Der IRA hat viele klimafreundliche Investitionen angestoßen. Auf was müssen sich Unternehmen jetzt gefasst machen?
Viele Zuschussprogramme werden voraussichtlich entweder ganz zurückgenommen oder umgewidmet. Oft milliardenschwere staatliche Darlehensbürgschaften, wie sie beispielsweise das Loan Programs Office (LPO) des US-Energieministeriums (DOE) vergibt, werden wahrscheinlich umstrukturiert, dürften aber fortbestehen. Bestimmte Steuergutschriften für Investitionen in erneuerbare Energien könnten dagegen wegfallen, in der Laufzeit verkürzt oder restrukturiert werden. Insofern gibt es aktuell in der Branche viel Unsicherheit. Wir helfen deutschen Unternehmen derzeit damit, sich in Washington mit Hochdruck für den Erhalt einzelner Programme einzusetzen. Wir erwarten, dass sich die Aufregung in den nächsten Monaten legen wird. Die Budget and Tax Reconciliation Bills, welche der amerikanische Kongress im Frühjahr 2025 verabschieden will, dürften mehr Klarheit über den künftigen Rahmen der verschiedenen Förderprogramme schaffen.

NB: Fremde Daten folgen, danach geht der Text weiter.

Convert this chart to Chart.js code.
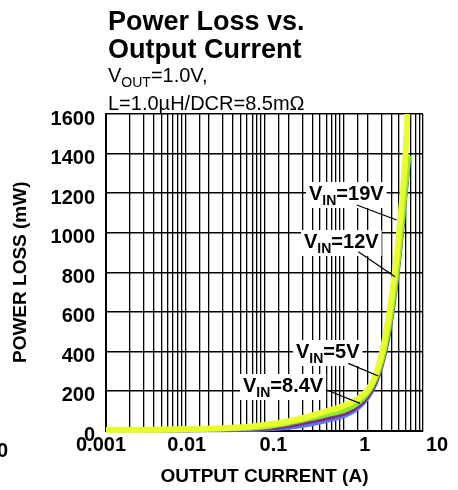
<!DOCTYPE html>
<html><head><meta charset="utf-8">
<script src="https://cdn.jsdelivr.net/npm/chart.js@4/dist/chart.umd.min.js"></script>
<style>html,body{margin:0;padding:0;background:#fff;}canvas{display:block;}</style>
</head><body>
<canvas id="c" width="458" height="490"></canvas>
<script>
// ---- data ----
const currents = [0.001, 0.002, 0.005, 0.01, 0.02, 0.05, 0.1, 0.2, 0.3, 0.5, 0.7, 1, 1.5, 2, 2.5, 3, 3.5, 4, 4.5, 5, 5.5, 6, 6.35, 6.6];
const loss19V = [3, 3, 5, 7, 10, 17, 28, 47, 62, 88, 105, 125, 160, 205, 278, 385, 520, 670, 830, 1010, 1190, 1390, 1600, null];
const loss12V = [1, 1.5, 2.5, 4, 6, 10, 18, 37, 52, 70, 85, 100, 138, 188, 258, 350, 465, 600, 745, 900, 1060, 1225, 1315, 1390];
const loss8V4 = [0.5, 0.7, 1, 1.5, 2.5, 4, 8, 22, 36, 54, 67, 84, 120, 172, 240, 332, 442, 575, 720, 872, 1030, 1195, 1295, 1380];
const loss5V  = [0.3, 0.5, 0.7, 1, 1.5, 2, 5, 14, 23, 40, 54, 71, 110, 162, 232, 322, 432, 562, 705, 858, 1018, 1182, 1280, 1360];
const seriesNames = ['VIN=19V', 'VIN=12V', 'VIN=8.4V', 'VIN=5V'];
const xTickValues = [0.001, 0.01, 0.1, 1, 10];
const xTickLabels = ['0.001', '0.01', '0.1', '1', '10'];
const yTickValues = [0, 200, 400, 600, 800, 1000, 1200, 1400, 1600];
const titleLines = ['Power Loss vs.', 'Output Current'];
const xAxisTitle = 'OUTPUT CURRENT (A)';
const yAxisTitle = 'POWER LOSS (mW)';

// ---- styling / layout ----
const FONT = '"Liberation Sans", Arial, Helvetica, sans-serif';
const xLabelShift = [-5, 1.5, 9, 21, 14];
const annotations = [
  {main: 'V', sub: 'IN', rest: '=19V', x: 309, y: 200, from: [356.7, 205], to: [396.7, 220]},
  {main: 'V', sub: 'IN', rest: '=12V', x: 304, y: 248, from: [358.3, 251.7], to: [395, 276.7]},
  {main: 'V', sub: 'IN', rest: '=5V', x: 296, y: 358, from: [348.3, 363.3], to: [378.3, 376]},
  {main: 'V', sub: 'IN', rest: '=8.4V', x: 243, y: 392, from: [326.7, 390], to: [360, 403.3]}
];

function pts(arr) { return currents.map((c, i) => ({x: c, y: arr[i]})).filter(p => p.y !== null); }

function drawSub(ctx, x, y, main, sub, rest, big, small, weight, drop) {
  ctx.font = weight + ' ' + big + 'px ' + FONT;
  ctx.fillText(main, x, y);
  let w = ctx.measureText(main).width;
  ctx.font = weight + ' ' + small + 'px ' + FONT;
  ctx.fillText(sub, x + w, y + drop);
  w += ctx.measureText(sub).width;
  ctx.font = weight + ' ' + big + 'px ' + FONT;
  ctx.fillText(rest, x + w, y);
  w += ctx.measureText(rest).width;
  return w;
}

const textPlugin = {
  id: 'texts',
  afterDraw(chart) {
    const ctx = chart.ctx;
    ctx.save();
    ctx.fillStyle = '#000';
    ctx.textBaseline = 'alphabetic';
    ctx.textAlign = 'left';
    ctx.font = 'bold 27px ' + FONT;
    ctx.fillText(titleLines[0], 108, 30);
    ctx.fillText(titleLines[1], 108, 58);
    drawSub(ctx, 108, 82, 'V', 'OUT', '=1.0V,', 20, 14, 'normal', 5);
    ctx.font = 'normal 20px ' + FONT;
    ctx.fillText('L=1.0\u00B5H/DCR=8.5m\u03A9', 108, 110);
    const xs = chart.scales.x;
    ctx.font = 'bold 20px ' + FONT;
    ctx.textAlign = 'center';
    ctx.textBaseline = 'middle';
    xTickValues.forEach((v, i) => {
      ctx.fillText(xTickLabels[i], xs.getPixelForValue(v) + xLabelShift[i], 445);
    });
    ctx.textAlign = 'left';
    ctx.fillText('0', -3, 451);
    ctx.restore();
  },
  afterDatasetsDraw(chart) {
    const ctx = chart.ctx;
    ctx.save();
    ctx.textBaseline = 'alphabetic';
    ctx.textAlign = 'left';
    annotations.forEach(a => {
      ctx.font = 'bold 20px ' + FONT;
      let w = ctx.measureText(a.main).width + ctx.measureText(a.rest).width;
      ctx.font = 'bold 14px ' + FONT;
      w += ctx.measureText(a.sub).width;
      ctx.fillStyle = '#fff';
      ctx.fillRect(a.x - 3, a.y - 18, w + 6, 26);
      ctx.fillStyle = '#000';
      drawSub(ctx, a.x, a.y, a.main, a.sub, a.rest, 20, 14, 'bold', 5);
      ctx.strokeStyle = '#000';
      ctx.lineWidth = 1.3;
      ctx.beginPath();
      ctx.moveTo(a.from[0], a.from[1]);
      ctx.lineTo(a.to[0], a.to[1]);
      ctx.stroke();
    });
    ctx.restore();
  }
};

new Chart(document.getElementById('c'), {
  type: 'line',
  data: {
    datasets: [
      {label: seriesNames[3], data: pts(loss5V), borderColor: '#5a7ee0', borderWidth: 4, order: 3},
      {label: seriesNames[2], data: pts(loss8V4), borderColor: '#7d2a9c', borderWidth: 4, order: 2},
      {label: seriesNames[1], data: pts(loss12V), borderColor: '#8fe82c', borderWidth: 5, order: 1},
      {label: seriesNames[0], data: pts(loss19V), borderColor: '#e8ff2e', borderWidth: 6, order: 0}
    ]
  },
  options: {
    responsive: false,
    animation: false,
    devicePixelRatio: 1,
    layout: {padding: {top: 114, right: 35, left: 0, bottom: 0}},
    elements: {
      point: {radius: 0, hoverRadius: 0},
      line: {cubicInterpolationMode: 'monotone', fill: false, borderCapStyle: 'butt'}
    },
    datasets: {line: {clip: {left: 4, right: 4, top: 0, bottom: 6}}},
    plugins: {legend: {display: false}, tooltip: {enabled: false}, title: {display: false}},
    scales: {
      x: {
        type: 'logarithmic',
        min: 0.001, max: 10,
        afterFit(s) { s.height = 59.5; },
        grid: {color: '#000', lineWidth: 1.3, drawTicks: false},
        border: {display: true, color: '#000', width: 2},
        ticks: {display: false},
        title: {display: true, text: xAxisTitle, color: '#000', font: {family: FONT, size: 19, weight: 'bold'}, padding: {top: 0, bottom: 2}}
      },
      y: {
        min: 0, max: 1600,
        afterFit(s) { s.width = 106; },
        afterBuildTicks(s) { s.ticks = yTickValues.map(v => ({value: v})); },
        grid: {color: '#000', lineWidth: 1.5, drawTicks: false},
        border: {display: true, color: '#000', width: 2},
        ticks: {color: '#000', padding: 11, labelOffset: 5, font: {family: FONT, size: 20, weight: 'bold'}, callback: v => String(v)},
        title: {display: true, text: yAxisTitle, color: '#000', font: {family: FONT, size: 19, weight: 'bold'}, padding: {top: 9, bottom: 0}}
      }
    }
  },
  plugins: [textPlugin]
});
</script>
</body></html>
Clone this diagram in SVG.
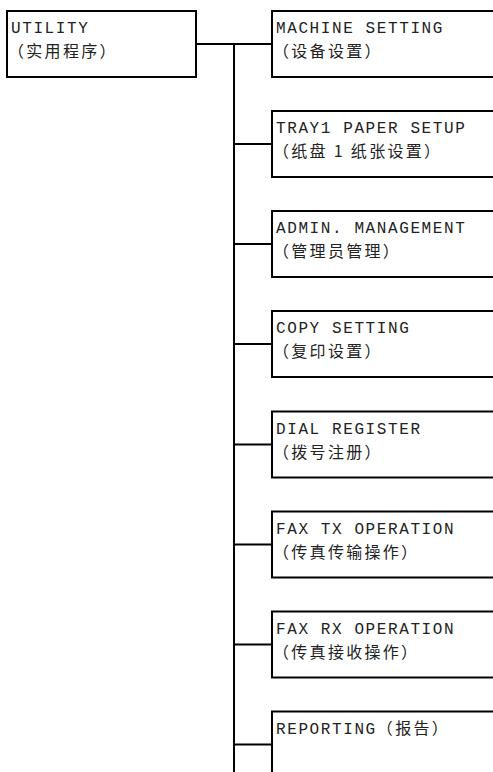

Gibt es auch Teile des IRA, die relativ sicher sind?
Ja, unter anderem gilt der Teil der Section 45Q Tax Credit als vergleichsweise sicher, der Unternehmen Steuergutschriften für die Abscheidung und Nutzung von CO₂ gewährt (Carbon Capture and Usage, CCU). Die Regelung ist zu unterscheiden von der dauerhaften Speicherung von CO2 (CCS), sie wurde ursprünglich 2008 eingeführt und 2018 unter der ersten Trump-Regierung ausgeweitet. Mit dem Inflation Reduction Act von 2022 wurden die Anreize weiter erhöht – auf bis zu 60 US$ pro Tonne für die kommerzielle Nutzung von abgeschiedenem CO₂. Da diese Förderung über Parteigrenzen hinweg breite Unterstützung findet, ist eine vollständige Abschaffung eher unwahrscheinlich.